If you're taking action shots of your horse, be sure to photograph them on the "correct stride." It can take a bit of practise to get these right, it's much easier to photograph a horse with expressive paces, but it works with every horse! Whether they're playing in the field or being ridden at a competition, getting the shot of the perfect striding will make your photographs look much more appealing and flattering. 

 

 

 

Believe it or not, walk is the hardest pace to get a photograph of. Keep an eye out for when that back foot is coming forward - the most correct image of a walk pace is where you can see all four legs of the horse, placed as evenly as possible. 

 

 

 

Trot images are my favourite to get - imagine the 4 legs creating a "double A" shape - as the two beats of the trot happen, one front leg will be extended, whilst the opposite back leg is extended too.

 

To get the perfect canter shot, keep an eye on the inside hind leg. You want to take the image just as the hind leg reaches it's forward most extension, thus when the front leg comes up. "downhill" photographs of the horses are really unflattering. It may take you a while to get the images spot on each time! Here are a few outtakes to prove why getting that perfect stride is so important!

 

As you can see, his paces look really flat and confusing when I haven't clicked the shutter at the right point. He has the most beautiful paces and uphill frame, just clicking at that split moment too early or too late can really affect how the image looks!

 

(Image one - half pass, I missed the crossing over of either the front or back legs. Image two - medium trot, I did not get Tom at full extension, I got him just after he'd completely extended.
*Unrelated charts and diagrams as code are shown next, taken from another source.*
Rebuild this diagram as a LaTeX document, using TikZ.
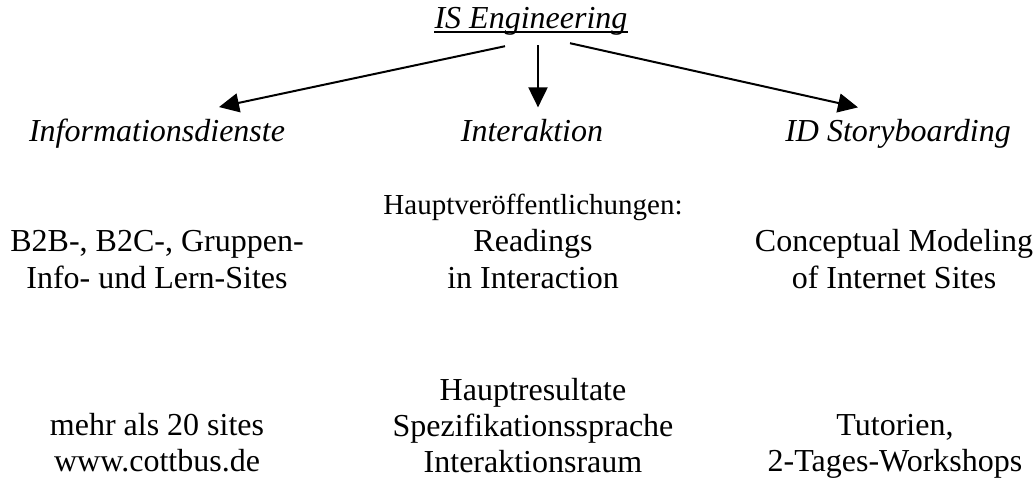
\documentclass[tikz,border=0pt]{standalone}
\usepackage{fontspec}
\setmainfont{Liberation Serif}
\usetikzlibrary{arrows.meta}
\tikzset{
    lbl/.style={
        font=\fontsize{16}{18}\selectfont,
        align=center, inner sep=0pt, anchor=base
    },
    head/.style={lbl, font=\fontsize{16}{18}\selectfont\itshape},
    small/.style={lbl, font=\fontsize{14.5}{17}\selectfont},
    >={Triangle[length=10pt,width=9.5pt]},
    arr/.style={line width=1pt,->},
}

\begin{document}
\begin{tikzpicture}[x=0.5pt,y=-0.5pt]
		\useasboundingbox (0,0) rectangle (1036,480);
		\node[head] (ise) at (531,29) {IS Engineering};
		\draw[line width=1pt] ([shift={(0,3)}]ise.base west) -- ([shift={(0,3)}]ise.base east);
		\foreach \x/\name/\txt in {157/info/Informationsdienste,532/inter/Interaktion,898/idsb/ID Storyboarding}
		\node[head] (\name) at (\x,142) {\txt};
		\draw[arr] ([shift={(-26,10)}]ise.south) -- ([shift={(62,-12)}]info.north);
		\draw[arr] ([shift={(7,9)}]ise.south) -- ([shift={(6,-12)}]inter.north);
		\draw[arr] ([shift={(39,7)}]ise.south) -- ([shift={(-40,-12)}]idsb.north);

		% multi-line nodes: base is the last line
		\node[small] (pub) at (533,215) {Hauptveröffentlichungen:};
		\node[lbl] (sites) at (157,288) {B2B-, B2C-, Gruppen-\\Info- und Lern-Sites};
		\node[lbl] (readings) at (533,288) {Readings\\in Interaction};
		\node[lbl] (cm) at (894,288) {Conceptual Modeling\\of Internet Sites};

		\node[lbl] (res) at (533,472) {Hauptresultate\\Spezifikationssprache\\Interaktionsraum};
		\node[lbl] (count) at (157,471) {mehr als 20 sites\\www.cottbus.de};
		\node[lbl] (tut) at (895,471) {Tutorien,\\2-Tages-Workshops};
	\end{tikzpicture}
\end{document}
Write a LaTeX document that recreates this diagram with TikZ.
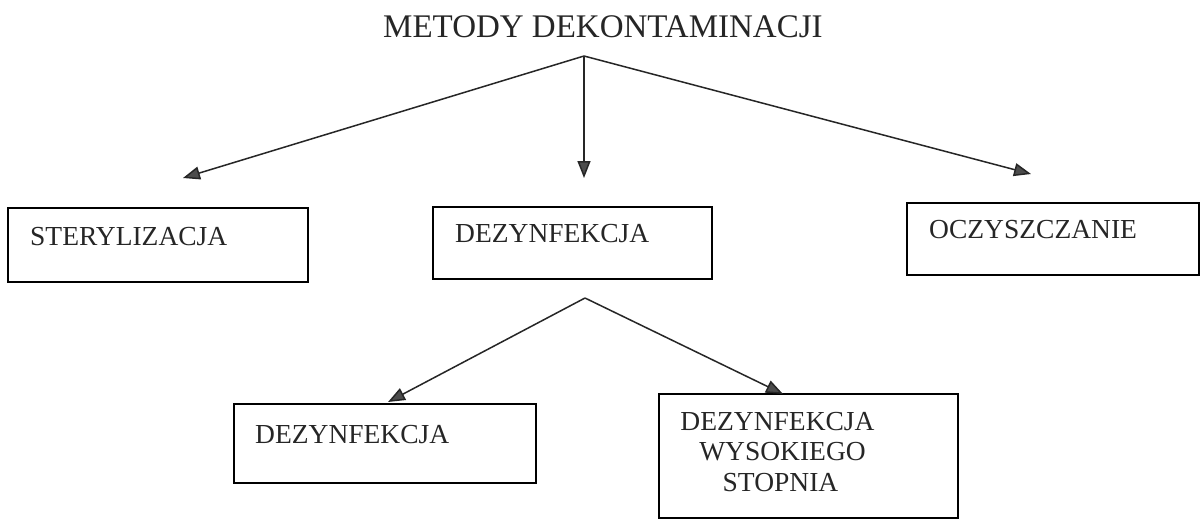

Image three - canter, the image was not taken when Tom's poll was at the highest point, where he would be more uphill, instead I got him coming "down" and flat which is no reflection of how he was actually moving, just because I clicked the shutter a few moments too late!)

 

 

When it comes to getting images of a horse in gallop, I have several favourite "poses" - the horse fully stretched out, and tucked up - hopefully with all 4 legs off the ground! Play around with the angles of the shots too, get low on your belly, photograph the horse side on or even at a slight angle. Gallop images look particularly striking side on as you can really see the horse's full power and muscles!

 

Tip number 3: 

 

If you're taking photographs of a horse, make sure they look happy! I like to think horses are smiling when their ears are forward? If you look closely, when their ears are forward, they open their eyes just that little bit wider, their expression softens and in general, they look more content! The littlest things will get their attention - play around with what gets your horses ears pricked forward. Rustling packets normally does the trick, but sometimes you might have to be a little inventive with what you use!